• [CHALLENGE]
Can you set down, exactly as they appear below, the lines from the opening of the material through the one bearing "import * as", minus the pictures?

• [DATA EXTRACT]

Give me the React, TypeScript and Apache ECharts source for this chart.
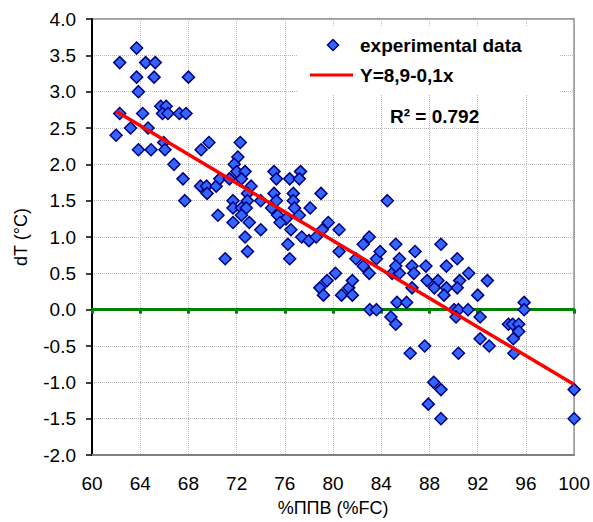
import React, { useEffect, useRef } from "react";
import * as echarts from "echarts";

// Experimental data: %FC (x) and dT in °C (y)
const xValues = [
  62.0, 62.3, 62.3, 63.2, 63.7, 63.7, 63.85, 63.85, 64.2, 64.45, 64.65, 64.9, 65.15, 65.25, 65.7, 66.15,
  65.85, 66.3, 65.95, 66.05, 66.8, 67.25, 67.8, 68.0, 67.55, 67.7, 69.05, 69.7, 69.0, 69.5, 69.55, 70.3,
  70.6, 71.4, 70.45, 71.05, 72.3, 72.1, 71.8, 72.0, 72.7, 72.4, 73.2, 72.9, 71.7, 72.9, 74.0, 71.7,
  72.4, 72.8, 72.4, 71.7, 73.05, 74.0, 72.7, 72.9, 75.1, 75.3, 76.4, 77.3, 77.2, 75.1, 76.7, 76.7,
  79.0, 75.3, 74.9, 76.8, 78.1, 75.4, 76.1, 77.2, 75.6, 76.5, 77.4, 78.0, 78.6, 79.1, 79.6, 76.25,
  76.4, 80.5, 80.5, 78.9, 79.2, 79.5, 80.2, 80.7, 81.3, 81.6, 81.6, 81.9, 82.5, 82.5, 83.0, 83.0,
  83.6, 83.9, 83.05, 83.6, 84.5, 84.9, 85.5, 85.2, 85.5, 85.2, 85.3, 86.1, 84.8, 85.2, 86.55, 86.7,
  86.8, 86.55, 86.4, 87.7, 87.8, 87.6, 87.9, 88.35, 88.95, 88.95, 88.95, 88.7, 88.4, 89.4, 89.4, 89.2,
  90.3, 90.5, 90.3, 90.05, 90.4, 91.2, 90.2, 90.4, 91.25, 92.0, 92.2, 92.2, 92.8, 92.95, 94.55, 94.9,
  95.4, 95.4, 94.95, 95.0, 95.85, 95.85, 100, 100,
];
const yValues = [
  2.4, 2.7, 3.4, 2.5, 3.6, 3.2, 3.0, 2.2, 2.7, 3.4, 2.5, 2.2, 3.2, 3.4, 2.8, 2.8,
  2.7, 2.7, 2.3, 2.2, 2.0, 2.7, 2.7, 3.2, 1.8, 1.5, 2.2, 2.3, 1.7, 1.7, 1.6, 1.7,
  1.8, 1.8, 1.3, 0.7, 2.3, 2.1, 2.0, 1.9, 1.9, 1.8, 1.7, 1.6, 1.5, 1.5, 1.5, 1.4,
  1.4, 1.4, 1.3, 1.2, 1.2, 1.1, 1.0, 0.8, 1.9, 1.8, 1.8, 1.9, 1.8, 1.6, 1.6, 1.5,
  1.6, 1.5, 1.4, 1.4, 1.4, 1.3, 1.25, 1.3, 1.2, 1.1, 1.0, 0.95, 1.0, 1.1, 1.2, 0.9,
  0.7, 1.1, 0.8, 0.3, 0.2, 0.4, 0.5, 0.2, 0.3, 0.4, 0.2, 0.7, 0.6, 0.9, 1.0, 0.5,
  0.7, 0.8, 0.0, 0.0, 1.5, 0.5, 0.5, 0.9, 0.7, 0.6, 0.1, 0.1, -0.1, -0.2, 0.6, 0.5,
  0.8, 0.3, -0.6, 0.6, 0.4, -0.5, -1.3, -1.0, -1.1, -1.5, 0.9, 0.4, 0.3, 0.6, 0.3, 0.2,
  0.7, 0.4, 0.3, 0.0, 0.0, 0.0, -0.1, -0.6, 0.5, 0.2, -0.1, -0.4, 0.4, -0.5, -0.2, -0.2,
  -0.2, -0.3, -0.4, -0.6, 0.1, 0.0, -1.1, -1.5,
];

// Regression line Y = 8,9 - 0,1x (end points as drawn)
const trendX = [62, 100];
const trendY = [2.73, -1.03];

const seriesNames = ["experimental data", "Y=8,9-0,1x"];
const r2Text = "R² = 0.792";
const xAxisTitle = "%ППВ (%FC)";
const yAxisTitle = "dT (°C)";

const FONT = "'Liberation Sans', Arial, sans-serif";
const BLUE = "#3366FF";
const NAVY = "#000080";

export default function App() {
  const ref = useRef<HTMLDivElement>(null);

  useEffect(() => {
    if (!ref.current) return;
    const chart = echarts.init(ref.current, undefined, { renderer: "svg" });

    const scatterData = xValues.map((x, i) => [x, yValues[i]]);
    const trendData = trendX.map((x, i) => [x, trendY[i]]);

    chart.setOption({
      animation: false,
      backgroundColor: "#ffffff",
      grid: {
        left: 92,
        top: 19,
        right: 18,
        bottom: 65,
        show: true,
        borderColor: "#808080",
        borderWidth: 1.5,
        backgroundColor: "transparent",
      },
      xAxis: [
        {
          type: "value",
          min: 60,
          max: 100,
          interval: 4,
          position: "bottom",
          name: xAxisTitle,
          nameLocation: "middle",
          nameGap: 44,
          nameTextStyle: { fontFamily: FONT, fontSize: 18, color: "#000" },
          axisLine: { onZero: false, lineStyle: { color: "#808080", width: 2 } },
          axisTick: { show: false },
          axisLabel: { fontFamily: FONT, fontSize: 19, color: "#000", margin: 19 },
          splitLine: { show: true, lineStyle: { color: "#b8b8b8", type: "dotted", width: 1 } },
        },
        {
          type: "value",
          min: 60,
          max: 100,
          interval: 4,
          position: "bottom",
          axisLine: { onZero: true, onZeroAxisIndex: 0, lineStyle: { color: "#008000", width: 3 } },
          axisTick: { show: true, inside: false, length: 4, lineStyle: { color: "#008000", width: 3 } },
          axisLabel: { show: false },
          splitLine: { show: false },
        },
      ],
      yAxis: {
        type: "value",
        min: -2,
        max: 4,
        interval: 0.5,
        name: yAxisTitle,
        nameLocation: "middle",
        nameGap: 62,
        nameRotate: 90,
        nameTextStyle: { fontFamily: FONT, fontSize: 18, color: "#000" },
        axisLine: { onZero: false, lineStyle: { color: "#000", width: 2 } },
        axisTick: { show: true, length: 6, lineStyle: { color: "#000", width: 1.5 } },
        axisLabel: {
          fontFamily: FONT,
          fontSize: 19,
          color: "#000",
          margin: 16,
          formatter: (v: number) => v.toFixed(1),
        },
        splitLine: { show: true, lineStyle: { color: "#b8b8b8", type: "dotted", width: 1 } },
      },
      series: [
        {
          name: seriesNames[0],
          type: "scatter",
          xAxisIndex: 0,
          data: scatterData,
          symbol: "diamond",
          symbolSize: 12,
          itemStyle: { color: BLUE, borderColor: NAVY, borderWidth: 1.5, opacity: 1 },
          z: 3,
        },
        {
          name: seriesNames[1],
          type: "line",
          xAxisIndex: 0,
          data: trendData,
          showSymbol: false,
          symbol: "none",
          lineStyle: { color: "#FF0000", width: 3.5 },
          z: 4,
        },
      ],
      graphic: [
        {
          type: "rect",
          z: 20,
          shape: { x: 298, y: 27, width: 262, height: 68 },
          style: { fill: "#ffffff" },
        },
        {
          type: "polygon",
          z: 21,
          shape: { points: [[333, 39.5], [338.5, 45], [333, 50.5], [327.5, 45]] },
          style: { fill: BLUE, stroke: NAVY, lineWidth: 1.5 },
        },
        {
          type: "text",
          z: 21,
          x: 360,
          y: 45,
          style: {
            text: seriesNames[0],
            fontFamily: FONT,
            fontSize: 19,
            fontWeight: "bold",
            fill: "#000",
            align: "left",
            verticalAlign: "middle",
          },
        },
        {
          type: "line",
          z: 21,
          shape: { x1: 310, y1: 75, x2: 353, y2: 75 },
          style: { stroke: "#FF0000", lineWidth: 3 },
        },
        {
          type: "text",
          z: 21,
          x: 360,
          y: 75,
          style: {
            text: seriesNames[1],
            fontFamily: FONT,
            fontSize: 19,
            fontWeight: "bold",
            fill: "#000",
            align: "left",
            verticalAlign: "middle",
          },
        },
        {
          type: "text",
          z: 21,
          x: 390,
          y: 116,
          style: {
            text: r2Text,
            fontFamily: FONT,
            fontSize: 19,
            fontWeight: "bold",
            fill: "#000",
            align: "left",
            verticalAlign: "middle",
          },
        },
      ],
    });

    return () => chart.dispose();
  }, []);

  return (
    <div
      ref={ref}
      style={{ position: "fixed", left: 0, top: 0, width: 593, height: 522, background: "#fff" }}
    />
  );
}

• [FINISHED ANSWER]
Give me the React, TypeScript and Apache ECharts source for this chart.
import React, { useEffect, useRef } from "react";
import * as echarts from "echarts";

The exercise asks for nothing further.